As already mentioned, the Ministry adopts procedures that are in accordance with international standards and the detailed methodology for compilation of the GDP, including the Back Series is available on the website of the Ministry. The International Monetary Fund (IMF), through its technical missions also reviews the implementation of recommendations of SNA and provides necessary technical support.
Further, under Article IV of IMF, a Mission interacts annually with officials of Ministry of Statistics and Program Implementation, Reserve Bank of India and Ministry of Finance on issues relating to Economic developments and policies. IMF had raised certain concerns regarding the deflators used in the GDP estimates, especially the use of double deflation.
In this context, it may be appreciated that the data requirements for using double deflation is immense and that only few countries like Australia, Brazil, Canada, France, Germany, Italy, Japan, Korea, Mexico and USA are presently using this methodology.
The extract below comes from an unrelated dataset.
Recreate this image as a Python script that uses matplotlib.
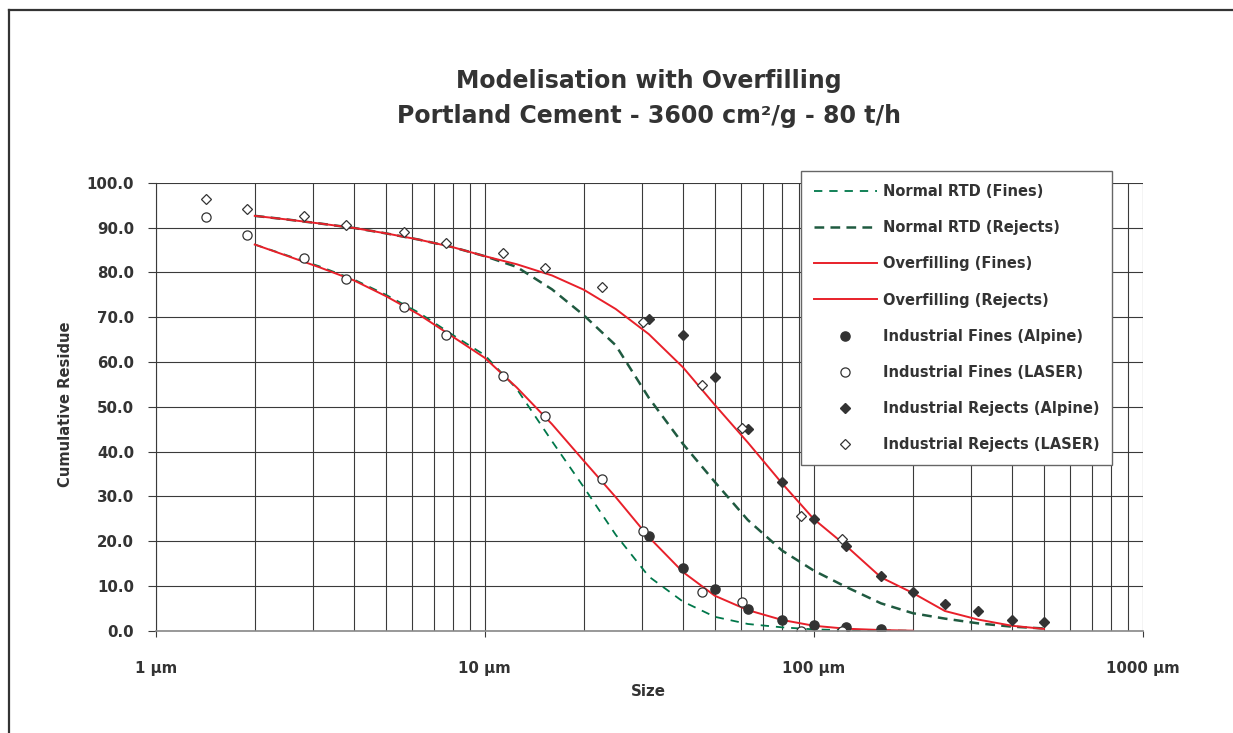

This Ministry is working in close coordination with the Ministry of Commerce and Industry for developing the required indices for using double deflator methodology in relevant sectors. MoSPI has separately taken up this issue with the IMF.
It may also be noted that the National Accounts Division, which compiles these macro aggregates and other National Accounts Statistics is also ISO (International Organisation for Standards) 9001:2015 certified for its quality management of procedures and processes.